The EU first became involved in members’ tax policy in 1967, when it was decided that all member states should adopt a system of value added tax (VAT) as part of the programme to create a single market. The 1985 Cockfield Report encouraged further steps to cover all indirect taxation (tax that is automatically added to a good or service’s price). In 1991, a unified excise duty was adopted and in 1992 a standard base of VAT rates of above 15% was set across the EU.
While this created some integration in the sale of goods, to have a real single market all countries would have to have a similar rate of business tax – effectively creating a European tax system with similar rates in all countries. This has not been introduced. The 1997 Code of Conduct on business tax tried to encourage integration by calling on countries not to compete with each other to have lower tax rates, but it is not binding. Some member states resent efforts by growing European economies such as Ireland to attract businesses by cutting business taxes. Yet these states argue that they need lower taxes to bring their economies in line with the European average.
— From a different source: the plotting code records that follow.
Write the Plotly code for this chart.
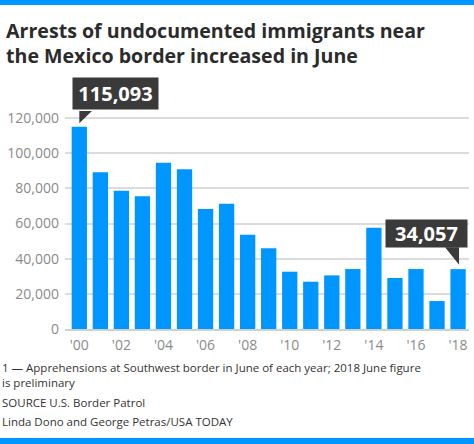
import plotly.graph_objects as go

years = list(range(2000, 2019))
arrests = [115093, 89100, 78700, 75500, 94600, 90800, 68300, 71300, 53600, 45900,
           32600, 26900, 30500, 34100, 57600, 29000, 34100, 15900, 34057]
tick_years = list(range(2000, 2019, 2))
tick_labels = ["'00", "'02", "'04", "'06", "'08", "'10", "'12", "'14", "'16", "'18"]
y_ticks = [0, 20000, 40000, 60000, 80000, 100000, 120000]
y_tick_labels = ["0", "20,000", "40,000", "60,000", "80,000", "100,000", "120,000"]

title = "Arrests of undocumented immigrants near<br>the Mexico border increased in June"
note = "1 — Apprehensions at Southwest border in June of each year; 2018 June figure<br>is preliminary"
source = "SOURCE U.S. Border Patrol"
credit = "Linda Dono and George Petras/USA TODAY"

W, H = 474, 444
L, R, T, B = 65, 5, 111, 115
PW, PH = W - L - R, H - T - B
BLUE = "#0096ff"
DARK = "#3a3a3a"
FONT = "Open Sans"


def px_x(x):
    return (x - L) / PW


def px_y(y):
    return (H - B - y) / PH


fig = go.Figure()
fig.add_trace(go.Bar(x=years, y=arrests, marker=dict(color=BLUE, line=dict(width=0)),
                     hoverinfo="skip"))

fig.update_layout(
    width=W, height=H,
    margin=dict(l=L, r=R, t=T, b=B),
    paper_bgcolor="white", plot_bgcolor="white",
    bargap=0.273,
    showlegend=False,
    font=dict(family=FONT, color="#333"),
    xaxis=dict(range=[1999.32, 2018.52], tickvals=tick_years, ticktext=tick_labels,
               showgrid=False, zeroline=False, showline=True, linecolor="#d0d0d0", linewidth=1.5,
               ticks="", tickfont=dict(size=14, color="#8a8a8a", family=FONT), ticklabelstandoff=2),
    yaxis=dict(range=[0, 124000], tickvals=y_ticks, ticktext=y_tick_labels,
               showgrid=True, gridcolor="#dcdcdc", gridwidth=1.5, zeroline=False,
               ticks="", tickfont=dict(size=14, color="#8a8a8a", family=FONT), ticklabelstandoff=5),
)

# header/footer bands
fig.add_shape(type="rect", xref="paper", yref="paper", x0=-0.2, x1=1.1,
              y0=(H - B - 5) / PH, y1=(H - B + 2) / PH,
              fillcolor=BLUE, line=dict(width=0), layer="above")
fig.add_shape(type="rect", xref="paper", yref="paper", x0=-0.2, x1=1.1,
              y0=(H - B - H - 2) / PH, y1=(H - B - 438) / PH,
              fillcolor=BLUE, line=dict(width=0), layer="above")

# callouts
fig.add_annotation(x=years[0], y=arrests[0], xref="x", yref="y", text="<b>115,093</b>",
                   showarrow=False, xanchor="left", yanchor="bottom", xshift=-7.6, yshift=16.5,
                   bgcolor=DARK, width=85, height=31, borderpad=0,
                   font=dict(size=20, color="white", family=FONT))
fig.add_shape(type="path", xref="x", yref="y", xsizemode="pixel", ysizemode="pixel",
              xanchor=years[0], yanchor=arrests[0],
              path="M 0,3.5 L 0,17 L 14,17 Z", fillcolor=DARK, line=dict(width=0))

fig.add_annotation(x=years[-1], y=arrests[-1], xref="x", yref="y", text="<b>34,057</b>",
                   showarrow=False, xanchor="right", yanchor="bottom", xshift=10.3, yshift=21.4,
                   bgcolor=DARK, width=81, height=27, borderpad=0,
                   font=dict(size=20, color="white", family=FONT))
fig.add_shape(type="path", xref="x", yref="y", xsizemode="pixel", ysizemode="pixel",
              xanchor=years[-1], yanchor=arrests[-1],
              path="M 1,4.5 L 1,22 L -13,22 Z", fillcolor=DARK, line=dict(width=0))

# title
fig.add_annotation(xref="paper", yref="paper", x=px_x(4), y=px_y(15), xanchor="left", yanchor="top",
                   text="<b>" + title + "</b>", showarrow=False, align="left",
                   font=dict(size=19.6, color="#2b2b2b", family=FONT))

# footnotes
for txt, ytop in [(note, 358), (source, 393), (credit, 412)]:
    fig.add_annotation(xref="paper", yref="paper", x=px_x(0), y=px_y(ytop), xanchor="left", yanchor="top",
                       text=txt, showarrow=False, align="left",
                       font=dict(size=11.5, color="#333", family=FONT))

fig.write_html("out.html", config={"displayModeBar": False},
               post_script="document.body.style.margin='0';")
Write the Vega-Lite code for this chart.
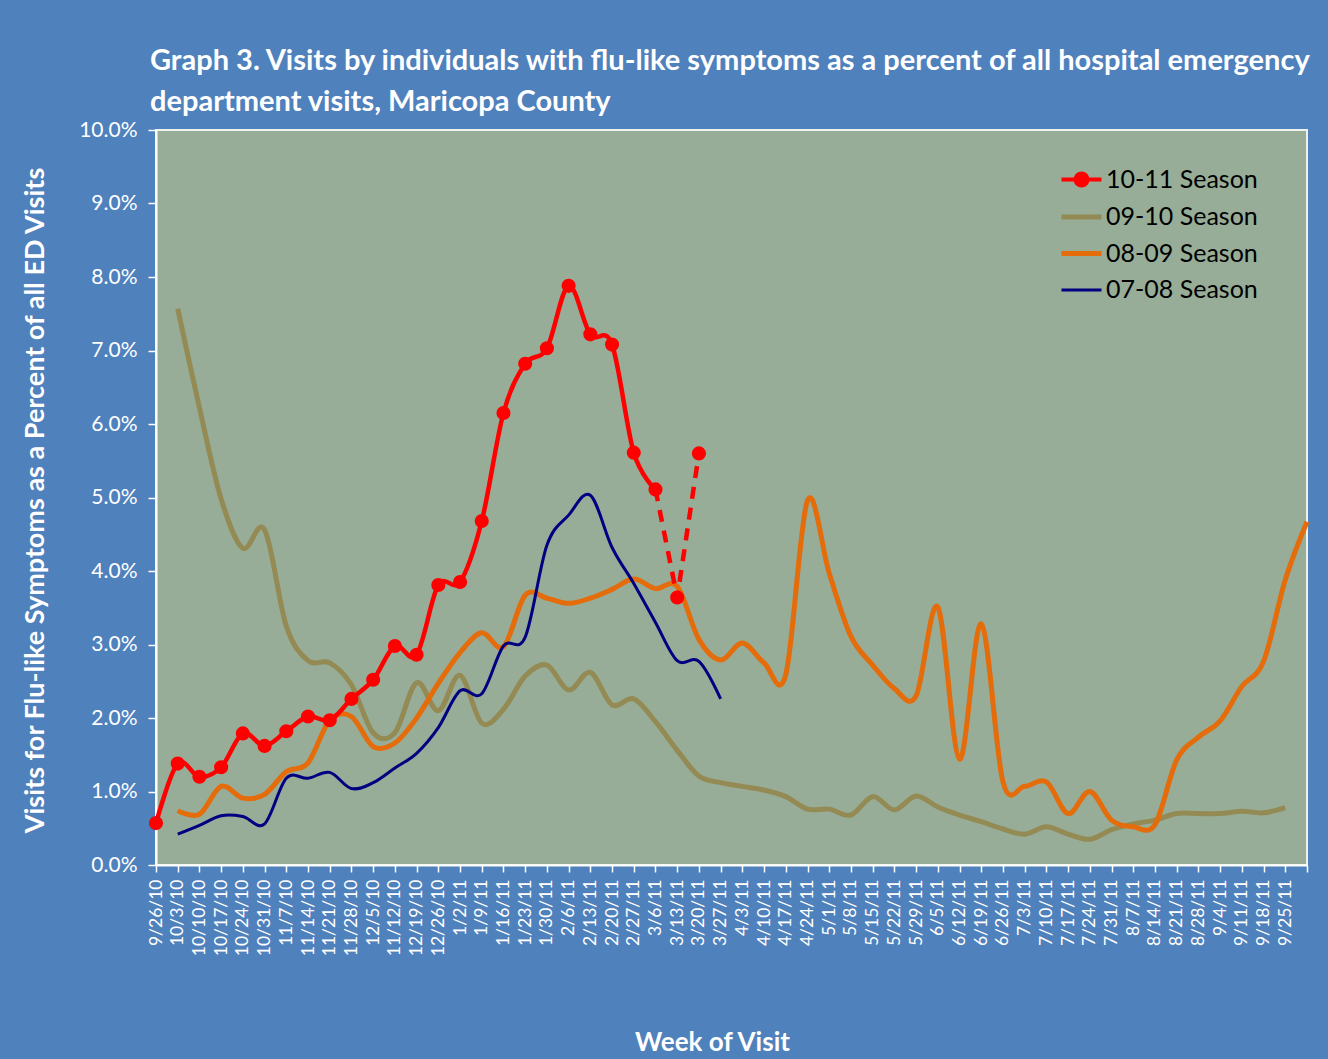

What is the EU’s role in taxation?
The EU does not have the power to collect taxes; this power rests with member states. It only has powers over indirect tax and members still have a veto on tax issues. The European Court of Justice (ECJ) uses its power to forbid taxes that go against the principle of the single market. Some of the money raised through VAT goes into the EU budget.
Attempts to control direct taxation policy (taxes on wealth or income) have been limited to encouraging tax co-ordination and trying to stamp out harmful tax practices. The European Commission often takes big businesses to the European Court of Justice if it suspects they are dodging tax through legal loopholes or deals with individual governments.
There were fears the Lisbon Treaty (2007) would enable tax harmonisation across the EU; misgivings about EU-wide taxation were a significant factor in Ireland’s rejection of the Lisbon Treaty in the 2008 referendum. Efforts to encourage Irish voters to accept the treaty in a second referendum in 2009 included a promise not to move towards EU-wide taxes.
In April 2011 the Commission proposed a kind of tax on CO2 emissions. It also proposed a common method for calculating corporate tax. In September 2011 Commission President José Manuel Barroso presented a plan to create a new EU-wide financial transactions tax by 2014. The financial transactions tax was designed to make the banks shoulder a share of the burden of rebuilding Europe’s economy post-crisis. After negotiations on the details broke down in December 2014, France and Austria brought the nine eurozone partners back to the table in early 2015 with a compromise proposal to unblock negotiations for those 11 to go ahead using a system called enhanced cooperation, which lets willing EU members integrate more than the whole EU. However agreement on the details was still not reached so there is no agreement. If the tax is passed, Britain may challenge it in the European Court of Justice if it unfairly affects UK banking.